In my analysis lecture I am given a topology on the space of distributions as follows:
Let $u_k$ be a sequence in $\mathcal D'(u)$, $u \in \mathcal D'(u)$. We say $u_k \rightarrow u$, if $\forall \phi \in \mathcal D(u) : u_k(\phi) \rightarrow u(\phi)$.
This is the weak-$*$-topology on $\mathcal D'(u)$. It seems lecturers don't care too much about the topology of $\mathcal D'(u)$, hence I wonder whether there are stronger topologies on $\mathcal D'(u)$.
Certainly there exist stronger topologies on distributions, but as a practical matter the weak-* definition is the one that is interesting and I assume that was the direction of your question. There isn't the usual norm topology available on $\mathcal D(U)$, and per Tim's comment do not have a different norm topology either.

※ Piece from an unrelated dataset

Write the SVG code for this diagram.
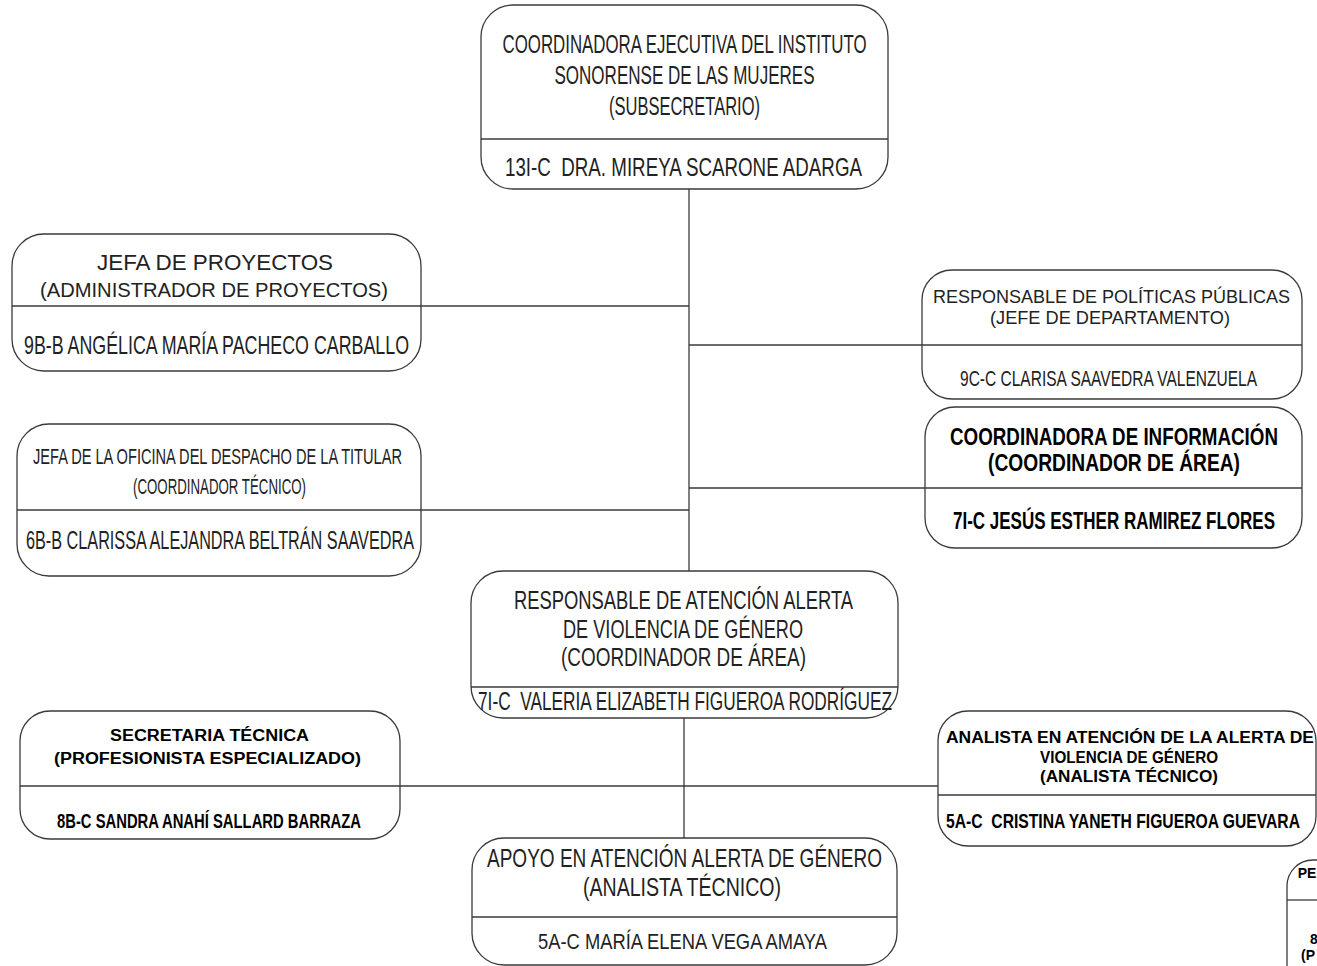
<svg xmlns="http://www.w3.org/2000/svg" width="1317" height="966" viewBox="0 0 1317 966">
<style>
.box{fill:#fff;stroke:#3a3a3a;stroke-width:1.3}
.div{stroke:#3a3a3a;stroke-width:1.3}
.con{stroke:#3a3a3a;stroke-width:1.3;fill:none}
text{font-family:"Liberation Sans",Arial,sans-serif;fill:#222;text-anchor:middle;white-space:pre}
.n{font-size:26px}
.b{font-weight:bold;fill:#000}
</style>
<rect width="1317" height="966" fill="#fff"/>
<g id="connectors">
<line class="con" x1="689" y1="189" x2="689" y2="571"/>
<line class="con" x1="421" y1="306" x2="689" y2="306"/>
<line class="con" x1="689" y1="345" x2="922" y2="345"/>
<line class="con" x1="689" y1="488" x2="925" y2="488"/>
<line class="con" x1="421" y1="510" x2="689" y2="510"/>
<line class="con" x1="684" y1="718" x2="684" y2="838"/>
<line class="con" x1="400" y1="786" x2="938" y2="786"/>
</g>
<g id="n-coordinadora">
<rect class="box" x="481" y="5" width="407" height="184" rx="32"/>
<line class="div" x1="481" y1="139" x2="888" y2="139"/>
<text class="n" x="684.5" y="53" textLength="364" lengthAdjust="spacingAndGlyphs">COORDINADORA EJECUTIVA DEL INSTITUTO</text>
<text class="n" x="684.5" y="84" textLength="260" lengthAdjust="spacingAndGlyphs">SONORENSE DE LAS MUJERES</text>
<text class="n" x="684.5" y="115" textLength="151" lengthAdjust="spacingAndGlyphs">(SUBSECRETARIO)</text>
<text class="n" x="683.5" y="176" textLength="357" lengthAdjust="spacingAndGlyphs">13I-C  DRA. MIREYA SCARONE ADARGA</text>
</g>
<g id="n-proyectos">
<rect class="box" x="12" y="234" width="409" height="137" rx="32"/>
<line class="div" x1="12" y1="306" x2="421" y2="306"/>
<text x="215" y="270" font-size="22" textLength="236" lengthAdjust="spacingAndGlyphs">JEFA DE PROYECTOS</text>
<text x="214" y="297" font-size="20" textLength="348" lengthAdjust="spacingAndGlyphs">(ADMINISTRADOR DE PROYECTOS)</text>
<text class="n" x="216.5" y="354" font-size="25" textLength="385" lengthAdjust="spacingAndGlyphs">9B-B ANGÉLICA MARÍA PACHECO CARBALLO</text>
</g>
<g id="n-politicas">
<rect class="box" x="922" y="270" width="380" height="129" rx="30"/>
<line class="div" x1="922" y1="345" x2="1302" y2="345"/>
<text x="1111.5" y="303" font-size="18" textLength="357" lengthAdjust="spacingAndGlyphs">RESPONSABLE DE POLÍTICAS PÚBLICAS</text>
<text x="1110" y="324" font-size="18" textLength="240" lengthAdjust="spacingAndGlyphs">(JEFE DE DEPARTAMENTO)</text>
<text x="1108.5" y="386" font-size="22" textLength="297" lengthAdjust="spacingAndGlyphs">9C-C CLARISA SAAVEDRA VALENZUELA</text>
</g>
<g id="n-informacion">
<rect class="box" x="925" y="407" width="377" height="141" rx="30"/>
<line class="div" x1="925" y1="488" x2="1302" y2="488"/>
<text class="b" x="1114" y="445" font-size="23" textLength="328" lengthAdjust="spacingAndGlyphs">COORDINADORA DE INFORMACIÓN</text>
<text class="b" x="1114" y="471" font-size="23" textLength="252" lengthAdjust="spacingAndGlyphs">(COORDINADOR DE ÁREA)</text>
<text class="b" x="1114" y="529" font-size="24" textLength="322" lengthAdjust="spacingAndGlyphs">7I-C JESÚS ESTHER RAMIREZ FLORES</text>
</g>
<g id="n-oficina">
<rect class="box" x="17" y="424" width="404" height="152" rx="32"/>
<line class="div" x1="17" y1="510" x2="421" y2="510"/>
<text x="217.5" y="464" font-size="22" textLength="369" lengthAdjust="spacingAndGlyphs">JEFA DE LA OFICINA DEL DESPACHO DE LA TITULAR</text>
<text x="219.5" y="494" font-size="22" textLength="173" lengthAdjust="spacingAndGlyphs">(COORDINADOR TÉCNICO)</text>
<text class="n" x="220" y="549" textLength="388" lengthAdjust="spacingAndGlyphs">6B-B CLARISSA ALEJANDRA BELTRÁN SAAVEDRA</text>
</g>
<g id="n-alerta">
<rect class="box" x="471" y="571" width="427" height="147" rx="32"/>
<line class="div" x1="471" y1="687" x2="898" y2="687"/>
<text class="n" x="683.5" y="609" textLength="339" lengthAdjust="spacingAndGlyphs">RESPONSABLE DE ATENCIÓN ALERTA</text>
<text class="n" x="683" y="638" textLength="240" lengthAdjust="spacingAndGlyphs">DE VIOLENCIA DE GÉNERO</text>
<text class="n" x="683.5" y="666" textLength="245" lengthAdjust="spacingAndGlyphs">(COORDINADOR DE ÁREA)</text>
<text class="n" x="685" y="710" textLength="414" lengthAdjust="spacingAndGlyphs">7I-C  VALERIA ELIZABETH FIGUEROA RODRÍGUEZ</text>
</g>
<g id="n-secretaria">
<rect class="box" x="20" y="711" width="380" height="128" rx="30"/>
<line class="div" x1="20" y1="786" x2="400" y2="786"/>
<text class="b" x="209.5" y="741" font-size="16" textLength="199" lengthAdjust="spacingAndGlyphs">SECRETARIA TÉCNICA</text>
<text class="b" x="207.5" y="764" font-size="16" textLength="307" lengthAdjust="spacingAndGlyphs">(PROFESIONISTA ESPECIALIZADO)</text>
<text class="b" x="209" y="828" font-size="21" textLength="304" lengthAdjust="spacingAndGlyphs">8B-C SANDRA ANAHÍ SALLARD BARRAZA</text>
</g>
<g id="n-analista">
<rect class="box" x="938" y="711" width="378" height="135" rx="30"/>
<line class="div" x1="938" y1="795" x2="1316" y2="795"/>
<text class="b" x="1130" y="743" font-size="16" textLength="368" lengthAdjust="spacingAndGlyphs">ANALISTA EN ATENCIÓN DE LA ALERTA DE</text>
<text class="b" x="1129" y="763" font-size="16" textLength="178" lengthAdjust="spacingAndGlyphs">VIOLENCIA DE GÉNERO</text>
<text class="b" x="1129" y="782" font-size="16" textLength="178" lengthAdjust="spacingAndGlyphs">(ANALISTA TÉCNICO)</text>
<text class="b" x="1123" y="828" font-size="21" textLength="354" lengthAdjust="spacingAndGlyphs">5A-C  CRISTINA YANETH FIGUEROA GUEVARA</text>
</g>
<g id="n-apoyo">
<rect class="box" x="472" y="838" width="425" height="127" rx="32"/>
<line class="div" x1="472" y1="917" x2="897" y2="917"/>
<text class="n" x="684.5" y="867" textLength="395" lengthAdjust="spacingAndGlyphs">APOYO EN ATENCIÓN ALERTA DE GÉNERO</text>
<text class="n" x="682" y="896" textLength="198" lengthAdjust="spacingAndGlyphs">(ANALISTA TÉCNICO)</text>
<text x="682.5" y="949" font-size="22" textLength="289" lengthAdjust="spacingAndGlyphs">5A-C MARÍA ELENA VEGA AMAYA</text>
</g>
<g id="n-partial">
<rect class="box" x="1287" y="860" width="120" height="150" rx="26"/>
<line class="div" x1="1287" y1="900" x2="1317" y2="900"/>
<text class="b" x="1307" y="878" font-size="14">PE</text>
<text class="b" x="1314" y="944" font-size="14">8</text>
<text class="b" x="1308" y="960" font-size="14">(P</text>
</g>
</svg>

$\mathcal D(U)$ is a pretty strict space to be in and to converge in, so it isn't very demanding to be a distribution. The hard work is all put on the test functions, so to speak. Although there is a certain amount of interesting things you can do with distributions, practically distributions are a stepping stone for getting to more interesting spaces, such as using their differentiability properties to define Sobolev spaces.
Some remarks:
$D(U)$ is reflexive, even a Montel space, so the dual of $D'(U)$ with weak or strong topology is again $D(U)$ [This is in contrast to Brian's remark].
A linear functional on $D(U)$ is continuous (i.e. a distribution) if and only if it is sequentially continuous. This is remarkable, as the space of test functions $D(U)$ is not metrizable, so sequential continuity is usually not sufficient.
A sequence of distributions is weakly convergent if and only if it is strongly convergent [i.e. uniformly on bounded subsets of $D(U)$].
The last remark is why usually only the weak topology is known. And Schwartz proved and mentioned this consequence quite often in his book.